LE BILLET DE DELPHINE LE GOFF

Imaginez un monde dans lequel les journalistes préparent leurs questions via ChatGPT et leurs interviewés leurs réponses via le même outil. Et si c'était déjà aujourd'hui ? 

Nous en sommes donc là. Un beau soir de septembre, un dîner à Paris, une faune journalistico-marketeuse. L’assurance de passer une soirée entre gens de bonne compagnie, jusqu’au moment où un convive fait s’étrangler cette belle assemblée dans son verre de pet’ nat’. «Maintenant, je ne m’embête plus, quand un journaliste me sollicite, je lui demande de m’envoyer ses questions, puis je charge ChatGPT des réponses.» Pardon ? Deux choses dans cette phrase : la première, cette horripilante manie généralisée de toujours demander les questions à l’avance, comme pour un oral truqué. Et la seconde : ChatGPT ? Vraiment ? Résumons : les journalistes, de plus en plus, se font mâcher le travail par les GPT – brèves, synthèses, dérushage... Et de l’autre côté, l’interviewé fait répondre par des GPT. Ne reste plus qu’à écrire ses questions via l’IA, et l’échange promet d’être aussi chaleureux qu’une croûte de silicium.
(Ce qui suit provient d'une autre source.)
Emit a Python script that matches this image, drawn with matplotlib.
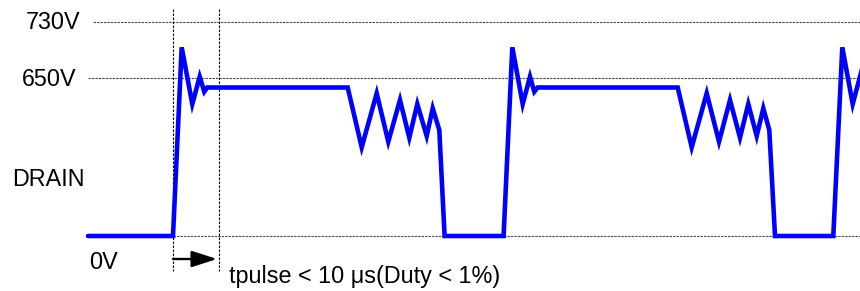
import matplotlib
matplotlib.use("Agg")
import matplotlib.pyplot as plt

plt.rcParams['font.family'] = ['Liberation Sans', 'DejaVu Sans']

# Drain waveform (schematic units: time, level above 0V line)
t = [88, 173, 181.7, 192.3, 199.7, 204.3, 207.3, 347.7, 361.7, 376.7, 388.3,
     400, 409.3, 417.3, 426.7, 432.7, 439.3, 444.6, 503.6, 512.3, 522.7, 530,
     534.3, 537.7, 677.7, 691.7, 706.7, 719, 730, 740, 748.3, 756.7, 763.3,
     769.3, 775, 833.3, 842.3, 852.7, 860, 864.3]
v = [0, 0, 188.7, 132, 159.3, 144.3, 148.5, 148.5, 88.7, 142.7, 94.3,
     136, 98.3, 132, 100, 127.7, 106, 0, 0, 188.7, 132, 159.3,
     144.3, 148.5, 148.5, 88.7, 142.7, 94.3, 136, 98.3, 132, 100, 127.7,
     106, 0, 0, 188.7, 132, 159.3, 144.3]

# Reference levels
level_vals = [214, 158, 0]
level_labels = ["730V", "650V", "0V"]
level_start = [93, 88, 173]

# Pulse-width markers
marker_t = [173, 219]

fig = plt.figure(figsize=(8.6, 2.91), dpi=100)
ax = fig.add_axes([0, 0, 1, 1])
ax.set_xlim(0, 860)
ax.set_ylim(-55, 236)
ax.axis('off')

for y, x0 in zip(level_vals, level_start):
    ax.plot([x0, 860], [y, y], color='#4d4d4d', lw=0.8,
            linestyle=(0, (2.2, 0.9)), zorder=1)

for x in marker_t:
    ax.plot([x, x], [226.7, -35], color='black', lw=0.8,
            linestyle=(0, (2.2, 1.4)), zorder=1)

ax.plot(t, v, color='#0000FF', lw=3.3, solid_joinstyle='miter',
        solid_capstyle='round', zorder=3, clip_on=True)

fs = 16.8
ax.text(26, 206.7, level_labels[0], fontsize=fs, ha='left', va='baseline')
ax.text(21.7, 150, level_labels[1], fontsize=fs, ha='left', va='baseline')
ax.text(89.3, -33.3, level_labels[2], fontsize=fs, ha='left', va='baseline')
ax.text(11.7, 50, "DRAIN", fontsize=fs, ha='left', va='baseline')
ax.text(229, -46.7, "tpulse < 10 \u03bcs(Duty < 1%)", fontsize=fs,
        ha='left', va='baseline')

ax.annotate("", xy=(marker_t[1] - 2, -23), xytext=(marker_t[0], -23),
            arrowprops=dict(arrowstyle='-|>,head_length=1.55,head_width=0.5',
                            color='black', lw=1.7, shrinkA=0, shrinkB=0,
                            mutation_scale=10))

fig.savefig("out.png", dpi=100)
Mais à bien y réfléchir, lorsqu’on en entend certains répéter mécaniquement des éléments de langage du type «remettre l’humain au centre», «l’économie de l’attention», «embarquer les équipes» ou se gargariser de citations rincées comme «Ils ne savaient pas que c’était impossible, alors ils l’ont fait» du malheureux Mark Twain ou le «Impose ta chance, serre ton bonheur et va vers ton risque» du pauvre René Char, on se dit qu’on en est effectivement là : aux ChatGPT humains.